I wonder if this could work to manufacture carbon fiber?


----------



## BWH (Sep 26, 2008)

Well my friend with the electric Metro convertible keeps some chickens in his backyard.

Somehow I don't think he'd be open to experimentation though.


----------



## Astronomer (Aug 7, 2008)

Could this lead to flying chickens? Flying _EXPLOSIVE_ chickens? Because that would be about the coolest thing ever!


----------



## blackpanther-st (Apr 4, 2009)

david85 said:


> I wonder if this could work to manufacture carbon fiber?


I would love to see that. The price of carbon fiber is purely outrageous!


----------



## PhantomPholly (Aug 20, 2008)

For years they fired chickens at windshields with the chicken cannon.

Now, EVERYTHING tastes like chicken...


----------



## david85 (Nov 12, 2007)

PhantomPholly said:


> For years they fired chickens at windshields with the chicken cannon.


Oh my god that was so awesome. Mythbusters are my heros.
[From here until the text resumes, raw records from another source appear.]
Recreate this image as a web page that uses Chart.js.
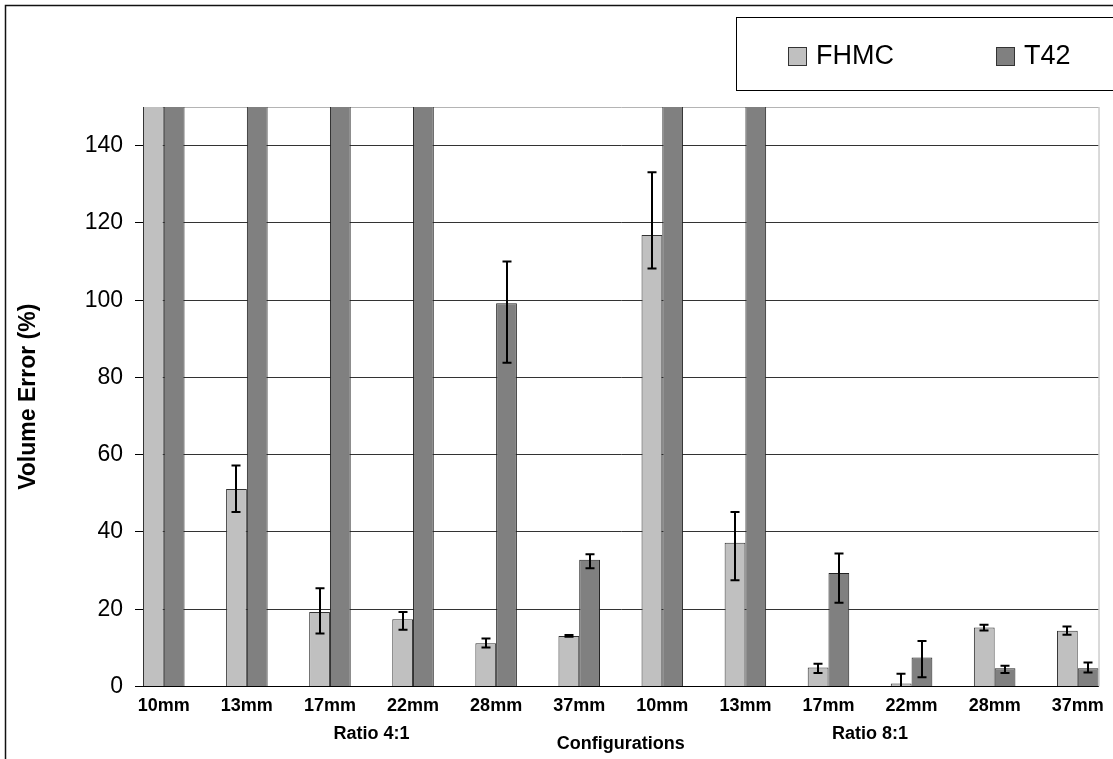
<!DOCTYPE html>
<html>
<head>
<meta charset="utf-8">
<script src="https://cdn.jsdelivr.net/npm/chart.js@4.4.1/dist/chart.umd.min.js"></script>
<style>
  html, body { margin: 0; padding: 0; background: #fff; overflow: hidden; }
  #wrap { width: 1113px; height: 759px; }
</style>
</head>
<body>
<div id="wrap"><canvas id="chart" width="1113" height="759"></canvas></div>
<script>
// categories (x axis), two ratio groups of six
const sizes = ['10mm', '13mm', '17mm', '22mm', '28mm', '37mm', '10mm', '13mm', '17mm', '22mm', '28mm', '37mm'];
const groups = ['Ratio 4:1', 'Ratio 8:1'];
const yTicks = [0, 20, 40, 60, 80, 100, 120, 140, 150];

// values (bars above 150 are cut off by the axis)
const fhmc      = [180, 51.1, 19.3, 17.4, 11.2, 13.1, 116.9, 37.2, 4.9, 0.8, 15.3, 14.4];
const fhmcPlus  = [0,    6.1,  6.1,  1.9,  1.2,  0.2,  16.2,  8.0, 1.0, 2.5,  0.7,  1.1];
const fhmcMinus = [0,    5.9,  5.6,  2.7,  1.1,  0.2,   8.7,  9.7, 1.4, 2.5,  0.8,  1.0];
const t42       = [200, 200, 200, 200, 99.2, 32.8, 200, 200, 29.4, 7.5, 4.7, 4.7];
const t42Plus   = [0,   0,   0,   0,  10.8,  1.4,  0,   0,   5.0, 4.3, 0.7, 1.5];
const t42Minus  = [0,   0,   0,   0,  15.4,  2.2,  0,   0,   7.7, 5.1, 1.2, 1.1];

const FONT = '"Liberation Sans", Arial, sans-serif';
Chart.defaults.font.family = FONT;
Chart.defaults.color = '#000';

const groupSize = sizes.length / groups.length;
const groupCenters = groups.map((g, i) => i * groupSize + (groupSize - 1) / 2);
const xMin = -0.25, xMax = sizes.length - 0.75;

/* === PLUGINS === */
const frame = {
  id: 'frame',
  beforeDatasetsDraw(chart) {
    const { ctx, chartArea } = chart;
    ctx.save();
    ctx.strokeStyle = '#b4b4b4';
    ctx.lineWidth = 1;
    ctx.beginPath();
    ctx.moveTo(chartArea.right + 0.5, chartArea.top);
    ctx.lineTo(chartArea.right + 0.5, chartArea.bottom);
    ctx.stroke();
    ctx.restore();
  },
  afterDraw(chart) {
    const ctx = chart.ctx;
    ctx.save();
    ctx.strokeStyle = '#111';
    ctx.lineWidth = 1.5;
    ctx.strokeRect(5.5, 5.5, 2000, 2000);
    ctx.restore();
  }
};

const errorBars = {
  id: 'errorBars',
  afterDatasetsDraw(chart) {
    const { ctx, chartArea, scales: { y } } = chart;
    ctx.save();
    ctx.beginPath();
    ctx.rect(chartArea.left, chartArea.top, chartArea.right - chartArea.left, chartArea.bottom - chartArea.top);
    ctx.clip();
    ctx.strokeStyle = '#000';
    ctx.lineWidth = 2;
    chart.data.datasets.forEach((ds, di) => {
      const meta = chart.getDatasetMeta(di);
      meta.data.forEach((bar, i) => {
        const plus = ds.errPlus[i], minus = ds.errMinus[i];
        if (!plus && !minus) return;
        const v = ds.data[i].y;
        const x = Math.round(bar.x);
        const top = y.getPixelForValue(v + plus);
        const bot = y.getPixelForValue(v - minus);
        ctx.beginPath();
        ctx.moveTo(x, top); ctx.lineTo(x, bot);
        ctx.moveTo(x - 4.5, top); ctx.lineTo(x + 4.5, top);
        ctx.moveTo(x - 4.5, bot); ctx.lineTo(x + 4.5, bot);
        ctx.stroke();
      });
    });
    ctx.restore();
  }
};

const legendBox = {
  id: 'legendBox',
  afterDraw(chart) {
    const ctx = chart.ctx;
    ctx.save();
    ctx.strokeStyle = '#000';
    ctx.lineWidth = 1;
    ctx.strokeRect(736.5, 17.5, 600, 73);
    const itemX = [788, 996];
    ctx.font = '27px ' + FONT;
    ctx.textBaseline = 'alphabetic';
    ctx.fillStyle = '#000';
    chart.data.datasets.forEach((ds, i) => {
      const x = itemX[i];
      ctx.fillStyle = ds.backgroundColor;
      ctx.fillRect(x, 47, 18, 18);
      ctx.strokeStyle = '#333';
      ctx.strokeRect(x + 0.5, 47.5, 18, 18);
      ctx.fillStyle = '#000';
      ctx.fillText(ds.label, x + 28, 64);
    });
    ctx.restore();
  }
};

/* === CHART === */
new Chart(document.getElementById('chart'), {
  type: 'bar',
  data: {
    datasets: [
      {
        label: 'FHMC',
        data: fhmc.map((v, i) => ({ x: i, y: v })),
        errPlus: fhmcPlus,
        errMinus: fhmcMinus,
        backgroundColor: '#c0c0c0',
        borderColor: '#333',
        borderWidth: 1,
        categoryPercentage: 0.5,
        barPercentage: 1.0
      },
      {
        label: 'T42',
        data: t42.map((v, i) => ({ x: i, y: v })),
        errPlus: t42Plus,
        errMinus: t42Minus,
        backgroundColor: '#808080',
        borderColor: '#222',
        borderWidth: 1,
        categoryPercentage: 0.5,
        barPercentage: 1.0
      }
    ]
  },
  options: {
    responsive: false,
    animation: false,
    layout: { padding: { left: 0, top: 107, right: 11, bottom: 4 } },
    plugins: {
      legend: { display: false },
      tooltip: { enabled: false }
    },
    scales: {
      x: {
        type: 'linear',
        position: 'bottom',
        offset: false,
        min: xMin,
        max: xMax,
        afterBuildTicks: scale => { scale.ticks = sizes.map((s, i) => ({ value: i })); },
        afterFit: scale => { scale.height = 31; },
        grid: { display: false, drawTicks: false },
        border: { display: true, color: '#000', width: 1 },
        ticks: {
          autoSkip: false,
          maxRotation: 0,
          padding: 9,
          font: { size: 18, weight: 'bold' },
          callback: v => sizes[v]
        }
      },
      x2: {
        type: 'linear',
        position: 'bottom',
        offset: false,
        min: xMin,
        max: xMax,
        afterBuildTicks: scale => { scale.ticks = groupCenters.map(v => ({ value: v })); },
        afterFit: scale => { scale.height = 37.5; },
        grid: { display: false, drawTicks: false },
        border: { display: false },
        ticks: {
          autoSkip: false,
          maxRotation: 0,
          padding: 6,
          font: { size: 18, weight: 'bold' },
          callback: v => groups[groupCenters.indexOf(v)]
        },
        title: {
          display: true,
          text: 'Configurations',
          font: { size: 18, weight: 'bold' },
          padding: { top: -12, bottom: 0 }
        }
      },
      y: {
        min: 0,
        max: 150,
        afterBuildTicks: scale => { scale.ticks = yTicks.map(v => ({ value: v })); },
        afterFit: scale => { scale.width = 143; },
        grid: {
          color: c => c.tick && c.tick.value === 150 ? '#b4b4b4' : '#333',
          tickColor: c => c.tick && c.tick.value === 150 ? 'rgba(0,0,0,0)' : '#000',
          tickLength: 8,
          lineWidth: 1
        },
        border: { display: true, color: '#000', width: 1 },
        ticks: {
          padding: 12,
          font: { size: 23 },
          callback: v => (v === 150 ? '' : v)
        },
        title: {
          display: true,
          text: 'Volume Error (%)',
          font: { size: 23, weight: 'bold' },
          padding: { top: 15, bottom: 0 }
        }
      }
    }
  },
  plugins: [frame, errorBars, legendBox]
});
</script>
</body>
</html>
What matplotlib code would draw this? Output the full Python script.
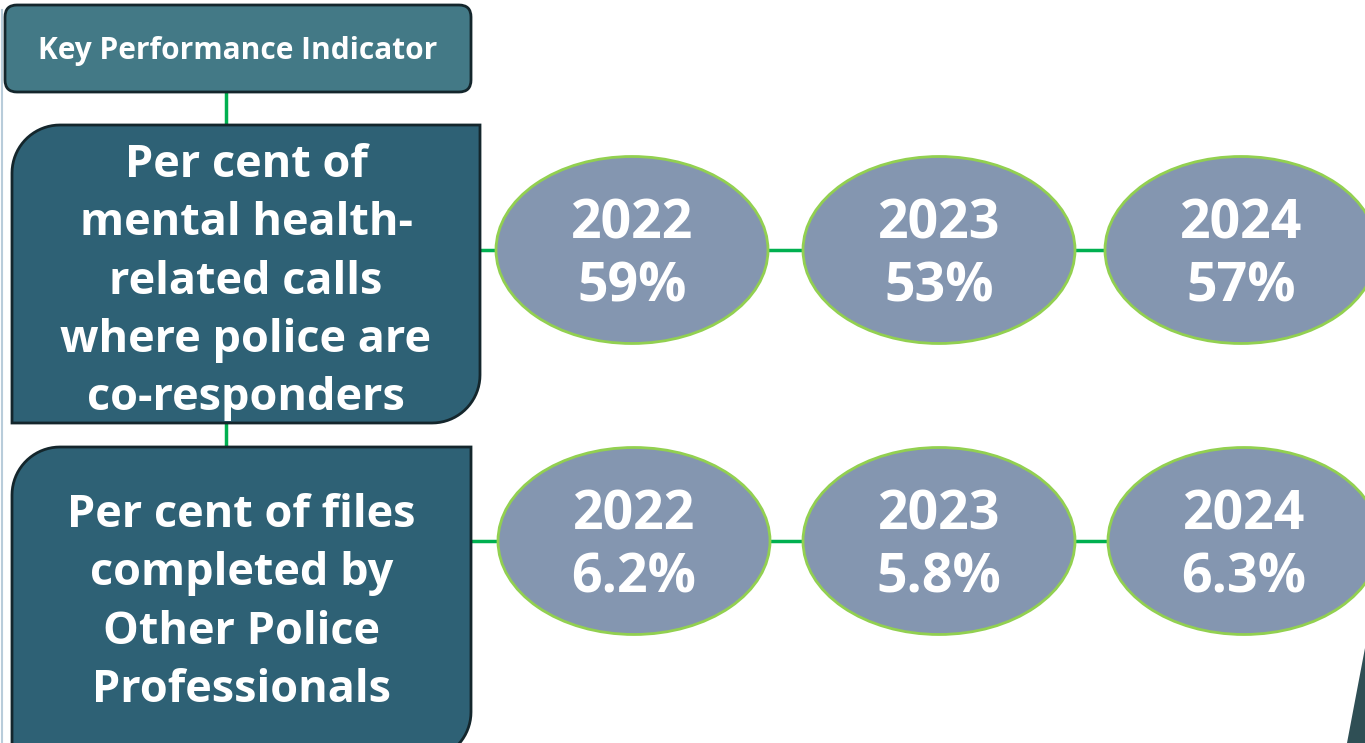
import numpy as np
import matplotlib.pyplot as plt
from matplotlib.patches import Ellipse, FancyBboxPatch, Polygon

# KPI data
kpi_labels = [
    "Per cent of\nmental health-\nrelated calls\nwhere police are\nco-responders",
    "Per cent of files\ncompleted by\nOther Police\nProfessionals",
]
years = ["2022", "2023", "2024"]
values = [
    ["59%", "53%", "57%"],
    ["6.2%", "5.8%", "6.3%"],
]

W, H = 1365, 743
fig = plt.figure(figsize=(W / 100, H / 100), dpi=100)
ax = fig.add_axes([0, 0, 1, 1])
ax.set_xlim(0, W)
ax.set_ylim(H, 0)
ax.axis("off")

font = ["Open Sans", "DejaVu Sans"]
green_line = "#00B050"
box_col = "#2E6175"
edge_col = "#14262C"


def corner_box(x0, y0, x1, y1, r):
    # rectangle with rounded top-left and bottom-right corners (y axis points down)
    pts = []
    t = np.linspace(np.pi, 1.5 * np.pi, 20)
    pts += list(zip(x0 + r + r * np.cos(t), y0 + r + r * np.sin(t)))
    pts += [(x1, y0)]
    t = np.linspace(0, 0.5 * np.pi, 20)
    pts += list(zip(x1 - r + r * np.cos(t), y1 - r + r * np.sin(t)))
    pts += [(x0, y1)]
    return Polygon(pts, closed=True, facecolor=box_col, edgecolor=edge_col, lw=2, zorder=3)


# thin light line on the left edge
ax.plot([2, 2], [10, H], color="#B8CCDA", lw=1.5, zorder=1)

# header
hdr = FancyBboxPatch((5, 5), 466, 87, boxstyle="round,pad=0,rounding_size=12",
                     facecolor="#437986", edgecolor=edge_col, lw=2, zorder=3)
ax.add_patch(hdr)
ax.text(238, 51, "Key Performance Indicator", color="white", fontsize=21.5,
        fontweight="bold", family=font, ha="center", va="center", zorder=4)

# vertical connectors
ax.plot([226, 226], [92, 126], color=green_line, lw=2.5, zorder=2)
ax.plot([226, 226], [423, 448], color=green_line, lw=2.5, zorder=2)

rows = [
    dict(box=(12, 125, 480, 423), ty=282, cy=250, cx=[632, 939, 1241], conn_x=480),
    dict(box=(12, 447, 471, 760), ty=603, cy=541, cx=[634, 939, 1244], conn_x=465),
]

for i, row in enumerate(rows):
    x0, y0, x1, y1 = row["box"]
    ax.add_patch(corner_box(x0, y0, x1, y1, 48))
    ax.text((x0 + x1) / 2, row["ty"], kpi_labels[i], color="white", fontsize=32.4,
            fontweight="bold", family=font, ha="center", va="center",
            linespacing=1.39, zorder=4)
    cy = row["cy"]
    ax.plot([row["conn_x"], row["cx"][-1]], [cy, cy], color=green_line, lw=2.5, zorder=2)
    for j, cx in enumerate(row["cx"]):
        ax.add_patch(Ellipse((cx, cy), 272, 187, facecolor="#8496B0",
                             edgecolor="#92D050", lw=2, zorder=3))
        ax.text(cx, cy + 6, years[j] + "\n" + values[i][j], color="white", fontsize=38.6,
                fontweight="bold", family=font, ha="center", va="center",
                linespacing=1.2, zorder=4)

# dark shape in the bottom-right corner
ax.add_patch(Polygon([(1365, 648), (1347, H), (W, H)], closed=True,
                     facecolor="#2F4F55", edgecolor="none", zorder=2))

fig.savefig("out.png", dpi=100)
They could probably make a chicken cannon that could blow a hole in a battle tank. Its amaizing how plyable chicken meat is with enough pressure, lol.


----------



## BWH (Sep 26, 2008)

My current favorite would have to be the sawdust cannon. Who knew that non-dairy creamer was so... volatile!


----------



## PhantomPholly (Aug 20, 2008)

david85 said:


> Oh my god that was so awesome. Mythbusters are my heros.
> 
> They could probably make a chicken cannon that could blow a hole in a battle tank. Its amaizing how plyable chicken meat is with enough pressure, lol.


Hehe - my knowledge of the chicken cannon pre-dates Mythbusters by at least two decades. In pilot training we watched the videos of chickens bouncing off T-37 canopies in slow motion to convince us that they were "safe" from bird strikes.

Bwwwaaaaaaaaaakkkkk!!!


----------



## david85 (Nov 12, 2007)

BWH said:


> My current favorite would have to be the sawdust cannon. Who knew that non-dairy creamer was so... volatile!


heehee, yeah that was one of those myths that looked like a hoax from the start and in the end it was completely confirmed.

My favorite will always be the cement truck though. I can still hear it go *BOOM!* LOL strait out of a comic book.


----------